■ GIVEN INSTRUCTION
From the listing that follows, output everything exactly except the pictures.
════
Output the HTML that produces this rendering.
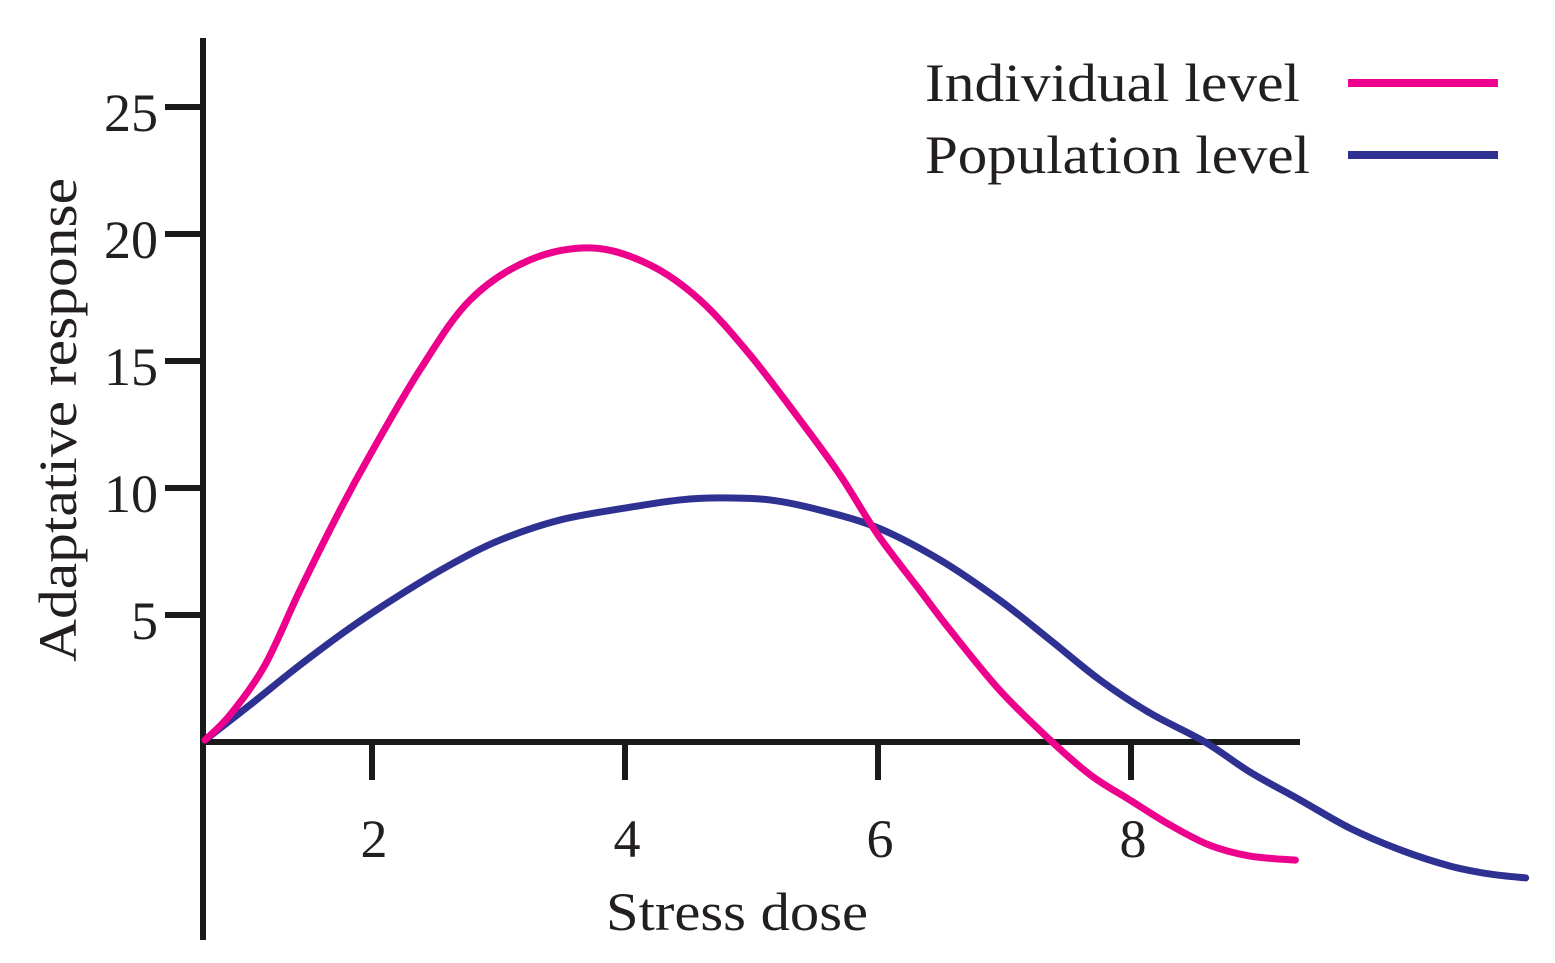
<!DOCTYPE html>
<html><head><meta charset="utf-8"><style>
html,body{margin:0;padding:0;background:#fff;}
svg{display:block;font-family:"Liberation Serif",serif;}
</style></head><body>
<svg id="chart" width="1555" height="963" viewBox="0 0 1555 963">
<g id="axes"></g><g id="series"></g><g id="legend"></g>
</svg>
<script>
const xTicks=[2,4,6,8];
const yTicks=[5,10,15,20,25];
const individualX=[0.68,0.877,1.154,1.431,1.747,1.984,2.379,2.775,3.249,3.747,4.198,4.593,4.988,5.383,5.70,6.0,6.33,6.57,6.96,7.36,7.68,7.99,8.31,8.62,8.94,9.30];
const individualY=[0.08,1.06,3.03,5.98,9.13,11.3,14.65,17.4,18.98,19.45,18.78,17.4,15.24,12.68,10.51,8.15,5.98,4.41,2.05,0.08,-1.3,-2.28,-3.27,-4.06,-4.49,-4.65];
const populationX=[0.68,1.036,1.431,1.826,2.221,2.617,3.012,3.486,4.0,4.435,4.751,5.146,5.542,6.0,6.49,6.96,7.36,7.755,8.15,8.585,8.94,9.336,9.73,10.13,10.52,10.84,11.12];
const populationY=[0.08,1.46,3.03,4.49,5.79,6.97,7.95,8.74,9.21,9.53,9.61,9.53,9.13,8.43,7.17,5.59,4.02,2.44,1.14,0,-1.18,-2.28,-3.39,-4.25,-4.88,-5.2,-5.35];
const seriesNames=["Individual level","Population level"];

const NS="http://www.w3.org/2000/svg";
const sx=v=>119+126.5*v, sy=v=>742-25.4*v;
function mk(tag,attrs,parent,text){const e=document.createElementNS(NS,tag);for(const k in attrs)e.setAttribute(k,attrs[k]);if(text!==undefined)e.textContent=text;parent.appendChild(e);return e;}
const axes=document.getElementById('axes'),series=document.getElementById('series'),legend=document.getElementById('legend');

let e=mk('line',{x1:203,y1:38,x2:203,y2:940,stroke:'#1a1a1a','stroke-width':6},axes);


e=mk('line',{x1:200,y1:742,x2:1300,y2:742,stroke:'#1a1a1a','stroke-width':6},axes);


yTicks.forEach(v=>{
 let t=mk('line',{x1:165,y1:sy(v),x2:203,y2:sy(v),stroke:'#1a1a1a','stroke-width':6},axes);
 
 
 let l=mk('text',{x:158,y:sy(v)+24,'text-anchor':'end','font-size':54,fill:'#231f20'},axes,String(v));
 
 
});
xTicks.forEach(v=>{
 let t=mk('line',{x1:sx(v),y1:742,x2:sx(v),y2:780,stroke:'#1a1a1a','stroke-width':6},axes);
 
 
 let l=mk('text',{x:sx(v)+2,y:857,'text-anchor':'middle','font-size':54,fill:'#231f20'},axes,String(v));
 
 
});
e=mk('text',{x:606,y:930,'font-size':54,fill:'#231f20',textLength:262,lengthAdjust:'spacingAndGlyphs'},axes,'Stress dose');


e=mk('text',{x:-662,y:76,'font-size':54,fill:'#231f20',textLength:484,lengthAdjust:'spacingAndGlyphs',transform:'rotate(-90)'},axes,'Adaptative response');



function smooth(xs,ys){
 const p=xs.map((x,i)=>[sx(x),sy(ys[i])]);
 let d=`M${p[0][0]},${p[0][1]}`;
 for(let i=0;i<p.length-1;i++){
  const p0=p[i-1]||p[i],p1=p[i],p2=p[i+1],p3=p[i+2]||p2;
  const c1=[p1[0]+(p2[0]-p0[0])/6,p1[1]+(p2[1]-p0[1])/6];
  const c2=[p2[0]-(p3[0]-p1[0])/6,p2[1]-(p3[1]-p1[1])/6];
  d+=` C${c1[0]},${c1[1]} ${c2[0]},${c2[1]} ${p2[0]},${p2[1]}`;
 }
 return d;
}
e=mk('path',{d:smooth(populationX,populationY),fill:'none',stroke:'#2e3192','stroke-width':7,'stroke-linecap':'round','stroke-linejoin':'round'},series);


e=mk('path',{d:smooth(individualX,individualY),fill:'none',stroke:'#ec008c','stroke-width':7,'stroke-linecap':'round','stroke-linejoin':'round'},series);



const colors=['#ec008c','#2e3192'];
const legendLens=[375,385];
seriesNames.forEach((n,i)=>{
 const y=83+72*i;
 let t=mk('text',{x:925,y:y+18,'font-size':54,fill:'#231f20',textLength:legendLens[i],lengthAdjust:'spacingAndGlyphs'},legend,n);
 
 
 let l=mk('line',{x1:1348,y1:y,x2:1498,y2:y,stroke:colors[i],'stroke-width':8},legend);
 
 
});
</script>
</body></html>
════
■ FINAL ANSWER
Output the HTML that produces this rendering.
<!DOCTYPE html>
<html><head><meta charset="utf-8"><style>
html,body{margin:0;padding:0;background:#fff;}
svg{display:block;font-family:"Liberation Serif",serif;}
</style></head><body>
<svg id="chart" width="1555" height="963" viewBox="0 0 1555 963">
<g id="axes"></g><g id="series"></g><g id="legend"></g>
</svg>
<script>
const xTicks=[2,4,6,8];
const yTicks=[5,10,15,20,25];
const individualX=[0.68,0.877,1.154,1.431,1.747,1.984,2.379,2.775,3.249,3.747,4.198,4.593,4.988,5.383,5.70,6.0,6.33,6.57,6.96,7.36,7.68,7.99,8.31,8.62,8.94,9.30];
const individualY=[0.08,1.06,3.03,5.98,9.13,11.3,14.65,17.4,18.98,19.45,18.78,17.4,15.24,12.68,10.51,8.15,5.98,4.41,2.05,0.08,-1.3,-2.28,-3.27,-4.06,-4.49,-4.65];
const populationX=[0.68,1.036,1.431,1.826,2.221,2.617,3.012,3.486,4.0,4.435,4.751,5.146,5.542,6.0,6.49,6.96,7.36,7.755,8.15,8.585,8.94,9.336,9.73,10.13,10.52,10.84,11.12];
const populationY=[0.08,1.46,3.03,4.49,5.79,6.97,7.95,8.74,9.21,9.53,9.61,9.53,9.13,8.43,7.17,5.59,4.02,2.44,1.14,0,-1.18,-2.28,-3.39,-4.25,-4.88,-5.2,-5.35];
const seriesNames=["Individual level","Population level"];

const NS="http://www.w3.org/2000/svg";
const sx=v=>119+126.5*v, sy=v=>742-25.4*v;
function mk(tag,attrs,parent,text){const e=document.createElementNS(NS,tag);for(const k in attrs)e.setAttribute(k,attrs[k]);if(text!==undefined)e.textContent=text;parent.appendChild(e);return e;}
const axes=document.getElementById('axes'),series=document.getElementById('series'),legend=document.getElementById('legend');

let e=mk('line',{x1:203,y1:38,x2:203,y2:940,stroke:'#1a1a1a','stroke-width':6},axes);


e=mk('line',{x1:200,y1:742,x2:1300,y2:742,stroke:'#1a1a1a','stroke-width':6},axes);


yTicks.forEach(v=>{
 let t=mk('line',{x1:165,y1:sy(v),x2:203,y2:sy(v),stroke:'#1a1a1a','stroke-width':6},axes);
 
 
 let l=mk('text',{x:158,y:sy(v)+24,'text-anchor':'end','font-size':54,fill:'#231f20'},axes,String(v));
 
 
});
xTicks.forEach(v=>{
 let t=mk('line',{x1:sx(v),y1:742,x2:sx(v),y2:780,stroke:'#1a1a1a','stroke-width':6},axes);
 
 
 let l=mk('text',{x:sx(v)+2,y:857,'text-anchor':'middle','font-size':54,fill:'#231f20'},axes,String(v));
 
 
});
e=mk('text',{x:606,y:930,'font-size':54,fill:'#231f20',textLength:262,lengthAdjust:'spacingAndGlyphs'},axes,'Stress dose');


e=mk('text',{x:-662,y:76,'font-size':54,fill:'#231f20',textLength:484,lengthAdjust:'spacingAndGlyphs',transform:'rotate(-90)'},axes,'Adaptative response');



function smooth(xs,ys){
 const p=xs.map((x,i)=>[sx(x),sy(ys[i])]);
 let d=`M${p[0][0]},${p[0][1]}`;
 for(let i=0;i<p.length-1;i++){
  const p0=p[i-1]||p[i],p1=p[i],p2=p[i+1],p3=p[i+2]||p2;
  const c1=[p1[0]+(p2[0]-p0[0])/6,p1[1]+(p2[1]-p0[1])/6];
  const c2=[p2[0]-(p3[0]-p1[0])/6,p2[1]-(p3[1]-p1[1])/6];
  d+=` C${c1[0]},${c1[1]} ${c2[0]},${c2[1]} ${p2[0]},${p2[1]}`;
 }
 return d;
}
e=mk('path',{d:smooth(populationX,populationY),fill:'none',stroke:'#2e3192','stroke-width':7,'stroke-linecap':'round','stroke-linejoin':'round'},series);


e=mk('path',{d:smooth(individualX,individualY),fill:'none',stroke:'#ec008c','stroke-width':7,'stroke-linecap':'round','stroke-linejoin':'round'},series);



const colors=['#ec008c','#2e3192'];
const legendLens=[375,385];
seriesNames.forEach((n,i)=>{
 const y=83+72*i;
 let t=mk('text',{x:925,y:y+18,'font-size':54,fill:'#231f20',textLength:legendLens[i],lengthAdjust:'spacingAndGlyphs'},legend,n);
 
 
 let l=mk('line',{x1:1348,y1:y,x2:1498,y2:y,stroke:colors[i],'stroke-width':8},legend);
 
 
});
</script>
</body></html>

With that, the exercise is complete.